The event of greatest political importance in this same year 1560 was the assembling of the Scottish parliament at Edinburgh, on 1st August. A petition having been presented by the Protestants of the country, craving the abolition of Popish doctrine, the restoration of purity of worship and discipline, and the appropriating of ecclesiastical revenues to the support of the ministry, the promotion of education, and the relief of the poor, the ministers and barons were required to lay before parliament a summary of Reformed doctrines. "Within foure dayis" this was done. The confession was read before the whole parliament, and after reasoning and voting was ratified by Act of Parliament, and the Protestant religion formally established. The Confessioun of faith professit and belevit be the Protestants within the Realme of Scotland, &c., in the composing of which no small share must have fallen to the minister of Edinburgh, is inserted by him at length in book iii. of his Historie. Between the dissolution of parliament and the first meeting of the General Assembly of the Church of Scotland on the 20th December, Knox and three other ministers were engaged in drawing up the plan of ecclesiastical government known as the Book of Policy, or First Book of Discipline. This standard document, approved by the General Assembly and subscribed by a majority of the members of privy council, is also incorporated in Knox's Historie.

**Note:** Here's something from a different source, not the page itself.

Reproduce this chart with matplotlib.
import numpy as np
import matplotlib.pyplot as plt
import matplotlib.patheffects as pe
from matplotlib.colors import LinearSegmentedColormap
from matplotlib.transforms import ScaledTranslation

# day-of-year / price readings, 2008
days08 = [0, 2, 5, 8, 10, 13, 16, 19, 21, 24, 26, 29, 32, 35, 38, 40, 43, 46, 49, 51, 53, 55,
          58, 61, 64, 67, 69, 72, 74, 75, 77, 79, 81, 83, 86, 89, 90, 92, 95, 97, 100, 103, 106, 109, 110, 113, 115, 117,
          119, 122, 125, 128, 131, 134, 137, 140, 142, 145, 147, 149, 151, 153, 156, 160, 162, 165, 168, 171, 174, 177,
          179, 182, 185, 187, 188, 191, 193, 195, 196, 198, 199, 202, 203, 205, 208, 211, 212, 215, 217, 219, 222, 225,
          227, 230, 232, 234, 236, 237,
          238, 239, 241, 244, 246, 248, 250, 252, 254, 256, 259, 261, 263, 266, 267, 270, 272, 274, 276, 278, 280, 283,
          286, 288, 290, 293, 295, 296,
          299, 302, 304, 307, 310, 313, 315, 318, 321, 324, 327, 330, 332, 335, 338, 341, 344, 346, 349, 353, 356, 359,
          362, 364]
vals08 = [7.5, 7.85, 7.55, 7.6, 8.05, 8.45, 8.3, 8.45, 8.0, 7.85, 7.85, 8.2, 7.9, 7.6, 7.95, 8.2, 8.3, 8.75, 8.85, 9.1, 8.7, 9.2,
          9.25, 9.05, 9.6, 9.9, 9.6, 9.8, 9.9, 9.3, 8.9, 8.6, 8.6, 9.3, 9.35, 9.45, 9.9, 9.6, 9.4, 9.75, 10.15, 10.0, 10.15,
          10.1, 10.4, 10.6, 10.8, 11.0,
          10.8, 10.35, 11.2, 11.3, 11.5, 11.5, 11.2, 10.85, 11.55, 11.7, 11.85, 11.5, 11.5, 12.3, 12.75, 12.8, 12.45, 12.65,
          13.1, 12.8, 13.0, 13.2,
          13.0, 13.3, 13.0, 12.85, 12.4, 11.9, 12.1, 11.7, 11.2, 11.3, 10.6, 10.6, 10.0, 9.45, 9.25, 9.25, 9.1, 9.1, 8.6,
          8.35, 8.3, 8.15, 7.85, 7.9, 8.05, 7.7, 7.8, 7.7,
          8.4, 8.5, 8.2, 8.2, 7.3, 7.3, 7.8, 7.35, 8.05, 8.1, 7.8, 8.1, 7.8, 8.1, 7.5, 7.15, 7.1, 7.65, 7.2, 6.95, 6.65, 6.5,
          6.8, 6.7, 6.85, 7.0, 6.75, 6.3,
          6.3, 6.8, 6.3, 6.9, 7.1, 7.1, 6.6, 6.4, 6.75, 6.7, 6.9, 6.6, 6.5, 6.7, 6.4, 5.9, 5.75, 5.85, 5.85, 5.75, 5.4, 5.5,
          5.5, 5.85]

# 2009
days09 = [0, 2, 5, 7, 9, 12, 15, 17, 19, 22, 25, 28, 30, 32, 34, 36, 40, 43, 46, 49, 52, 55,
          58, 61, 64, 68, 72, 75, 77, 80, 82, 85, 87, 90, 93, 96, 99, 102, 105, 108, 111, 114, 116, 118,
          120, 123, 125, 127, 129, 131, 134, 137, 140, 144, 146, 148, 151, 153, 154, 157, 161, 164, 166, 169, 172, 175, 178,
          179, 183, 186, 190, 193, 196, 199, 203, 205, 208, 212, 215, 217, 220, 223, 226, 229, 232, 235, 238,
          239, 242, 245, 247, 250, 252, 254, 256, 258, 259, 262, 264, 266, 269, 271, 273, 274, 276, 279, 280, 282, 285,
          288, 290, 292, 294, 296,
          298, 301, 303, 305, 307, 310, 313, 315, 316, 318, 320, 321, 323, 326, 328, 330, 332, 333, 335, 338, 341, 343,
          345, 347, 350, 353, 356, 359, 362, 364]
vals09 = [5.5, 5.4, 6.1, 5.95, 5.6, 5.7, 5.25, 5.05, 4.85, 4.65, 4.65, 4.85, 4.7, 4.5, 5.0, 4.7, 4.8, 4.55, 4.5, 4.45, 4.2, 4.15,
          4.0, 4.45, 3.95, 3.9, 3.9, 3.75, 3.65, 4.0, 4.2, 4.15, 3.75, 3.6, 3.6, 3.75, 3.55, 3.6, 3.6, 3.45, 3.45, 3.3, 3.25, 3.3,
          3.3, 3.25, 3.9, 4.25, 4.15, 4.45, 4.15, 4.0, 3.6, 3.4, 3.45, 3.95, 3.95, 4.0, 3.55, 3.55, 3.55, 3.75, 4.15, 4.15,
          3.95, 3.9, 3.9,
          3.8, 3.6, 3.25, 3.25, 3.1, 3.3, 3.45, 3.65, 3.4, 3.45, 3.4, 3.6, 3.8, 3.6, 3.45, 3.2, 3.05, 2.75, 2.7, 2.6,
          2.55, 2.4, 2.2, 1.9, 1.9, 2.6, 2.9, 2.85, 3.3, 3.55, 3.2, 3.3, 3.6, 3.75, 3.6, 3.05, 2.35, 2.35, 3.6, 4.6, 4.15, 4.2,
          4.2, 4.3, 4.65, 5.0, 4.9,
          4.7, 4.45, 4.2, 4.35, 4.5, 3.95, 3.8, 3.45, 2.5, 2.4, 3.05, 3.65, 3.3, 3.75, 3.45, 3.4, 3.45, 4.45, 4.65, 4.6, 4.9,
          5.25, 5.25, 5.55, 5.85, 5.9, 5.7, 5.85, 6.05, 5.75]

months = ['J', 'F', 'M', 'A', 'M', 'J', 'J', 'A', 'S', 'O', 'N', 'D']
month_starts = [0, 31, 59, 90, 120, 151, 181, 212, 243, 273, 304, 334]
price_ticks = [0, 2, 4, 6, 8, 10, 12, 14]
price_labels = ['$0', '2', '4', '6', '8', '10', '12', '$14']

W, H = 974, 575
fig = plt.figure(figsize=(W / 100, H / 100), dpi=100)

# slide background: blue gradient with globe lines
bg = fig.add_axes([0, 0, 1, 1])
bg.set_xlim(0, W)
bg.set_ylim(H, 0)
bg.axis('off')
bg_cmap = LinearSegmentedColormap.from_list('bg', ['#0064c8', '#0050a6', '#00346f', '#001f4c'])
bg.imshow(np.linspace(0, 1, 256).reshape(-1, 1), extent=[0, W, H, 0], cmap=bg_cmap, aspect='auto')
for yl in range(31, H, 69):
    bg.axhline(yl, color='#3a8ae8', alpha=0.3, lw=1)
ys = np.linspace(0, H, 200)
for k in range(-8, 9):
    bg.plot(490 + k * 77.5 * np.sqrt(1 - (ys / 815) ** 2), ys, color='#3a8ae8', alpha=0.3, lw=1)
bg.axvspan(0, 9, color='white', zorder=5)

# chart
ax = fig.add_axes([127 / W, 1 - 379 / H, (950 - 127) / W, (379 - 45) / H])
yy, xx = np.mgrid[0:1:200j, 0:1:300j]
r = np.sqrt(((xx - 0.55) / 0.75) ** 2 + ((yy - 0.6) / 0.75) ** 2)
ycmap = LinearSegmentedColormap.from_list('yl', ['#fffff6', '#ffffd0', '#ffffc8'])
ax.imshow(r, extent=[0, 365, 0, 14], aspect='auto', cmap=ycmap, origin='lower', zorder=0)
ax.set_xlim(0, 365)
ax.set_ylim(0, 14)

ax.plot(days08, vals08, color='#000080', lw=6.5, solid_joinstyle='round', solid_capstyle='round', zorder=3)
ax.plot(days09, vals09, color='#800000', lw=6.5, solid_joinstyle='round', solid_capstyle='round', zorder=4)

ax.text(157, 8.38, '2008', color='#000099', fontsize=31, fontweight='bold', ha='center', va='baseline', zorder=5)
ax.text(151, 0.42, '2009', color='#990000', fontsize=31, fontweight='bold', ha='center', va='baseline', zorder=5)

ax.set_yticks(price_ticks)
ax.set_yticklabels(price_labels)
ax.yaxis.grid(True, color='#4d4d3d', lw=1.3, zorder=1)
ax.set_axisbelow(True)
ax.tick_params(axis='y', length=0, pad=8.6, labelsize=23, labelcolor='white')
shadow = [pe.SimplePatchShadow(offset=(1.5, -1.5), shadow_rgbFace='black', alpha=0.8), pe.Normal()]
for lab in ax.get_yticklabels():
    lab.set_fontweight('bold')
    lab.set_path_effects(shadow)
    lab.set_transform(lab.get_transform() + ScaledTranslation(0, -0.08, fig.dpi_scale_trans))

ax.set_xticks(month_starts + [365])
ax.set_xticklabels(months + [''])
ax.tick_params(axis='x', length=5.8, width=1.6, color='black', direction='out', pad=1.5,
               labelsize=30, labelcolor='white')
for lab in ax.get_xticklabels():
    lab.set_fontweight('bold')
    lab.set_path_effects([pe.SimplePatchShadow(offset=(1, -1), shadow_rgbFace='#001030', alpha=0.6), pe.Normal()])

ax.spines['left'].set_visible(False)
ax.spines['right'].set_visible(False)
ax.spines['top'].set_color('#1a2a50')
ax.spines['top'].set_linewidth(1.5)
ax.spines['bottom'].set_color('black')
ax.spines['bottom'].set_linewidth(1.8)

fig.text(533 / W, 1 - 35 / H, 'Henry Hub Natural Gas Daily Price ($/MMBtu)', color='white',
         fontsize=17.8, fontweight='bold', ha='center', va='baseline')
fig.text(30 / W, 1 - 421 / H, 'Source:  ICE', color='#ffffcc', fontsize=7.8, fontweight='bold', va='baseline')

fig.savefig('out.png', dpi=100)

The youthful, widowed, and fair Queen Mary, having arrived in Scotland in August 1561, lost no time in sending for Knox to the palace of Holyrood, in order that she might hold with him the first of those four or five dialogues which historians have rendered with dramatic effect not always consistent with historical accuracy. The charge brought against the Reformer of treating his sovereign with rudeness and disrespect in the course of those interviews has been thoroughly disproved by his biographer giving the details of what passed as furnished by one of the parties in his Historie, and is quite discredited by such a judge as Thomas Carlyle.

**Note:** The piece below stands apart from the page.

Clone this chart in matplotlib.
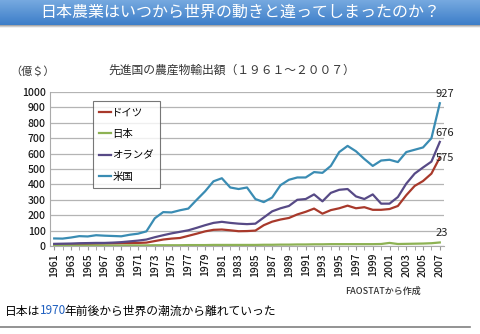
import matplotlib
matplotlib.use('Agg')
import matplotlib.pyplot as plt
from matplotlib.colors import LinearSegmentedColormap
import numpy as np

plt.rcParams['font.family'] = ['Noto Sans CJK JP', 'DejaVu Sans']

years = list(range(1961, 2008))

# 農産物輸出額（億ドル）
germany = [9, 10, 11, 13, 14, 15, 16, 17, 18, 19, 20, 22, 32, 42, 48, 52, 66, 80, 95, 105,
           107, 102, 96, 97, 100, 135, 158, 172, 182, 205, 222, 243, 210, 233, 245, 262, 245,
           252, 235, 235, 240, 260, 330, 390, 422, 470, 575]
japan = [3, 3, 3, 3, 3, 3, 3, 3, 3, 4, 4, 4, 5, 5, 5, 5, 6, 6, 6, 7,
         7, 7, 7, 7, 7, 8, 8, 9, 9, 10, 10, 11, 11, 12, 12, 12, 12,
         12, 12, 13, 20, 13, 14, 15, 16, 18, 23]
netherlands = [14, 15, 16, 18, 19, 20, 20, 22, 25, 30, 35, 42, 57, 70, 82, 92, 102, 118, 135, 150,
               157, 150, 145, 142, 145, 185, 225, 245, 260, 300, 305, 335, 290, 345, 365, 370, 322,
               305, 335, 275, 275, 318, 405, 470, 510, 548, 676]
usa = [49, 48, 55, 64, 62, 70, 67, 65, 63, 73, 80, 95, 180, 220, 218, 232, 243, 300, 355, 420,
       440, 380, 370, 380, 305, 285, 315, 395, 430, 445, 445, 480, 475, 520, 610, 650, 615,
       565, 520, 555, 560, 545, 610, 625, 640, 700, 927]

names = ['ドイツ', '日本', 'オランダ', '米国']
colors = ['#a8392b', '#8db253', '#574a86', '#3a8cb3']

fig = plt.figure(figsize=(4.8, 3.34), dpi=100)

# タイトルバー
bar = fig.add_axes([0, 1 - 25 / 334, 1, 25 / 334])
grad = np.linspace(0, 1, 50).reshape(-1, 1)
cm = LinearSegmentedColormap.from_list('bar', ['#76a9e0', '#3d7ec8'])
bar.imshow(grad, aspect='auto', cmap=cm, extent=[0, 1, 0, 1])
bar.set_xlim(0, 1)
bar.set_ylim(0, 1)
bar.axis('off')
bar.text(0.5, 0.5, '日本農業はいつから世界の動きと違ってしまったのか？', color='white',
         fontsize=11.5, ha='center', va='center')
shadow = fig.add_axes([0, 1 - 28 / 334, 1, 3 / 334])
shadow.imshow(np.linspace(0, 1, 10).reshape(-1, 1), aspect='auto',
              cmap=LinearSegmentedColormap.from_list('sh', ['#9a9a9a', '#ffffff']), extent=[0, 1, 0, 1])
shadow.axis('off')

ax = fig.add_axes([50 / 480, (334 - 246) / 334, 394 / 480, 154 / 334])
for vals, name, c in zip([germany, japan, netherlands, usa], names, colors):
    ax.plot(years, vals, color=c, lw=1.6, label=name)

ax.set_xlim(1960.5, 2007.5)
ax.set_ylim(0, 1000)
ax.set_yticks(range(0, 1001, 100))
ax.set_xticks(years, minor=True)
ax.set_xticks(years[::2])
ax.set_xticklabels([str(y) for y in years[::2]], rotation=90)
ax.tick_params(axis='x', which='both', length=3, color='#999999', labelsize=7.5, pad=2)
ax.tick_params(axis='y', length=0, labelsize=7.5, pad=3)
for lab in ax.get_xticklabels() + ax.get_yticklabels():
    lab.set_fontweight('medium')
    lab.set_color('#1a1a1a')
ax.grid(axis='y', color='#b4b4b4', lw=0.9)
ax.set_axisbelow(True)
for s in ['top', 'right']:
    ax.spines[s].set_visible(False)
ax.spines['left'].set_color('#aaaaaa')
ax.spines['bottom'].set_color('#aaaaaa')

for vals, c in [(usa, colors[3]), (netherlands, colors[2]), (germany, colors[0]), (japan, colors[1])]:
    ax.annotate(str(vals[-1]), (years[-1], vals[-1]), xytext=(-3, 3), textcoords='offset points',
                fontsize=8, color='#222222', ha='left', va='bottom' if vals is not germany else 'top')

leg = ax.legend(loc='upper left', bbox_to_anchor=(0.095, 0.975), fontsize=7.5, frameon=True,
                fancybox=False, edgecolor='#555555', handlelength=1.2, handletextpad=0.1,
                labelspacing=1.1, borderpad=0.6)
leg.get_frame().set_linewidth(0.8)

fig.text(10 / 480, 1 - 71 / 334, '（億＄）', fontsize=8, ha='left', va='center', color='#333333')
fig.text(232 / 480, 1 - 70 / 334, '先進国の農産物輸出額（１９６１～２００７）', fontsize=8.5,
         ha='center', va='center', color='#333333')
fig.text(383 / 480, 1 - 291 / 334, 'FAOSTATから作成', fontsize=6.5, ha='center', va='center',
         color='#333333', fontweight='medium')

# 下の一文（1970だけ青）
ty = 1 - 311 / 334
t = fig.text(5 / 480, ty, '日本は', fontsize=8.5, ha='left', va='center')
t2 = fig.text(0, 0, '1970', fontsize=8.5, color='#2060c0', ha='left', va='center')
t3 = fig.text(0, 0, '年前後から世界の潮流から離れていった', fontsize=8.5, ha='left', va='center')
fig.canvas.draw()
r = fig.canvas.get_renderer()
x = t.get_window_extent(r).x1 / fig.bbox.width
t2.set_position((x, ty))
fig.canvas.draw()
x = t2.get_window_extent(r).x1 / fig.bbox.width - 2.5 / 480
t3.set_position((x, ty))

fig.add_artist(plt.Line2D([0, 470 / 480], [1 - 327 / 334] * 2, color='#808080', lw=1.2))

fig.savefig('out.png', dpi=100)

In the following year Knox found a more congenial sphere for the exercise of his logical and dialectic skill in a disputation with Quintiue Kennedy, abbot of Crossragwell, in the neighbourhood of Maybole, Ayrshire. The abbot had set forth a number of articles respecting the mass, purgatory, praying to saints, the use of images, and other points which he declared his intention to open up more fully in his chapel at Kirkoswald. But when Knox, who happened to be in the vicinity, appeared on the Sabbath specified, the abbot deemed it prudent to absent himself, and Knox preached in his stead. This led to correspondence which resulted in arrangements for a disputation taking place. The disputants met at Maybole on the 28th September 1562 and the two following days at 8 A.M., in the house of the provost. Forty persons on each side were admitted as witnesses of the dispute, "with so many mo as the house may goodly hold, be the sight of my lord of Cassilis" (nephew of Kennedy). As usually is the case in such contentions, both sides claimed to be victorious; but, to counteract the one-sided reports circulated by the abbot and his friends, Knox published, in 1563, an account of the dispute taken from the records of the notaries present, to which he added a prologue and short marginal notes.